I Just Got Bored
Sometimes I do that. I'll work on something for a pretty long while and then I'll get bored with it. Not even really bored with IT, per say. I will get bored with the feelings it engenders in me.
Scenes From Her Life has been "boring" me lately. I try to come here and write and not give a good hot damn and it has just become impossible. I have several different directions I want to lead these characters in, some involving amazing amounts of conflict. There are some problems in my doing this. (I have been less than forth-coming about the --er, um -- inspiration for these characters) and I have to do a little research in order not to make all of it seem a little too non-fictional. (Ya know, put the right people in the wrong places and vice versa.)

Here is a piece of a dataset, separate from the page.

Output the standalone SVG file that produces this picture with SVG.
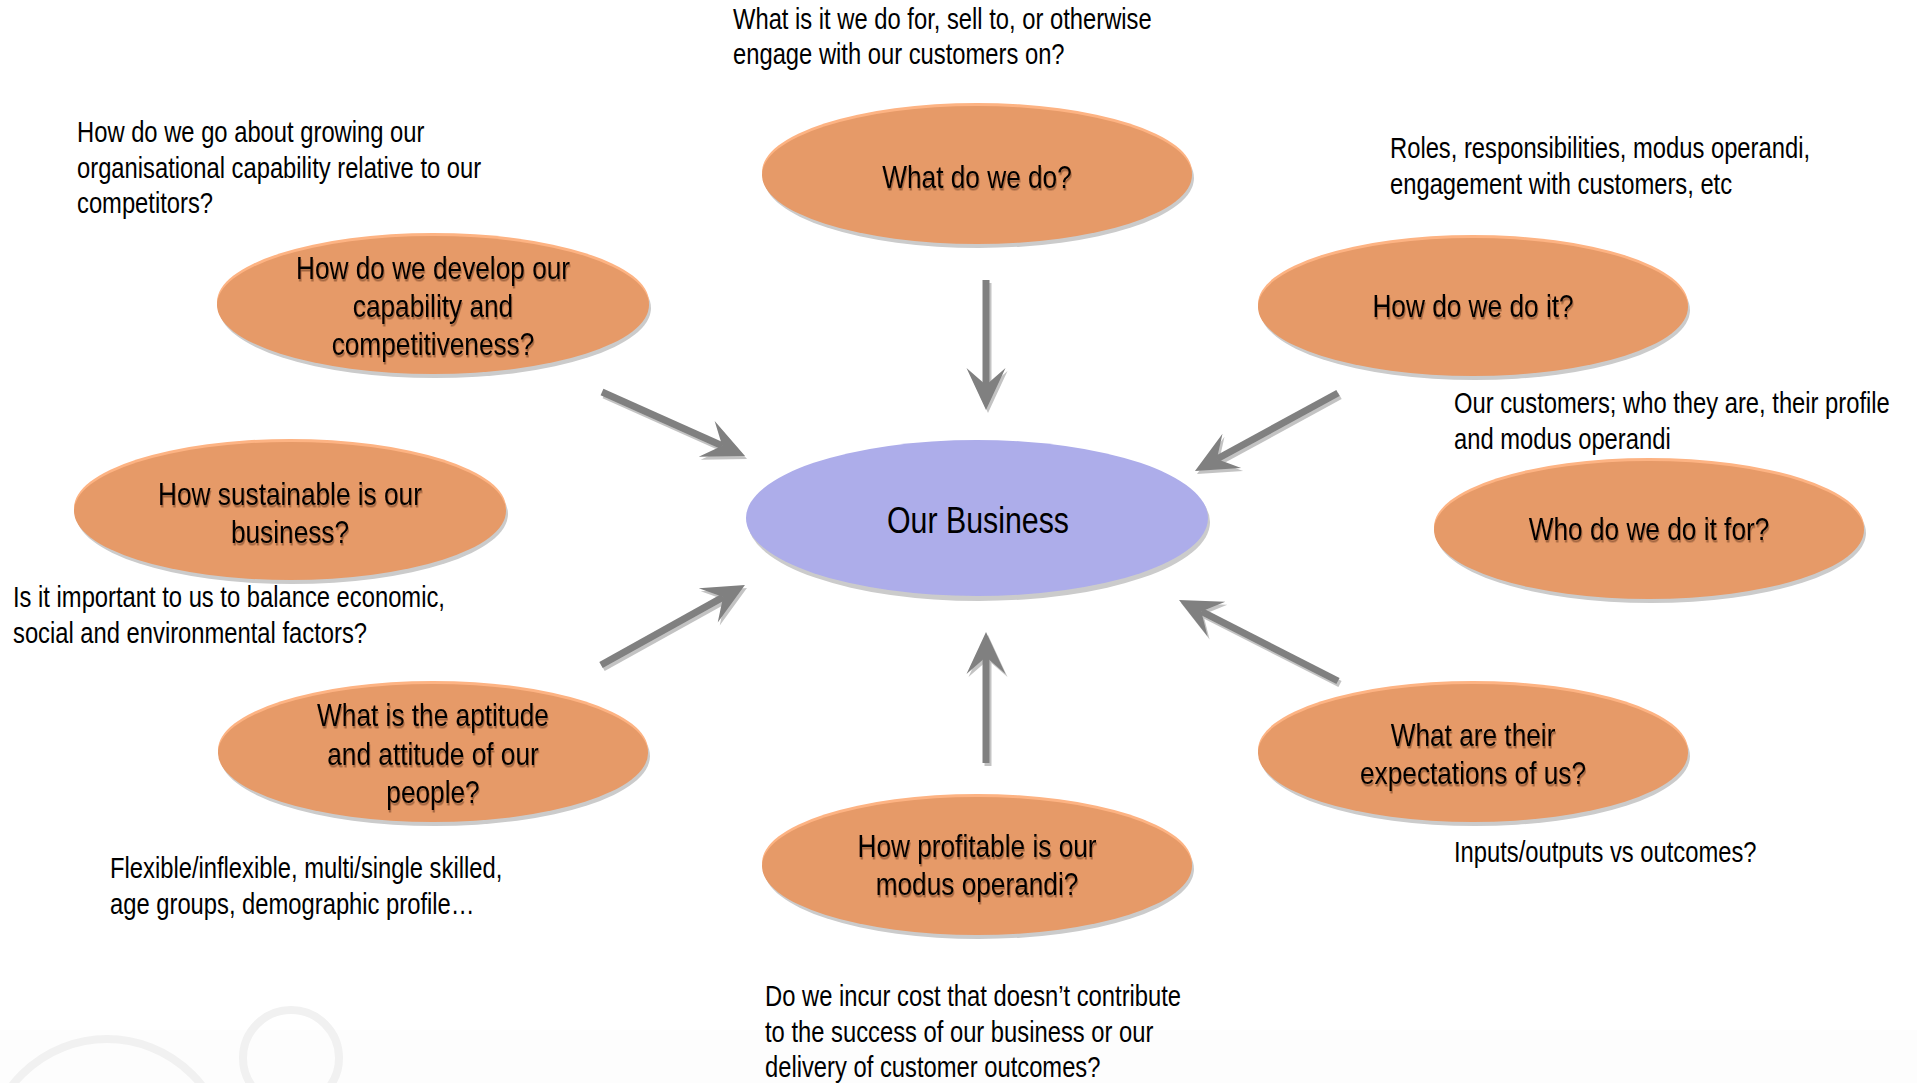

Also, Teddy just celebrated a birthday (in the story). I don't think I mentioned which one it was and I do not think anyone could imagine which one from the way the story will eventually work itself out (if I let it work out at all). She is older than she might seem at first glance. Her situation with her mother was nearly absurd in its depth of dysfunction. This is understandable from my point of view, but I'm not sure that an average reader will "get it".
I had intended for Scenes . . . to be something fun for me to work on when I'm not beating my head against the brick wall that is The Novel. For now, it's just become another wall, and I already have a constant headache.
It may continue. It may not. I may change it. I may not.
This was just a short note to let you know.
(Another post that I started more than a couple of days ago. I originally wrote the first part of this back on the 7th of January. I decided against posting it after I got into one of my who-gives-a-hot-damn moods. Now, I'm coming out of the mood and feeling the need to be Honest with myself and anyone else who stumbles down this particular dark corridor.)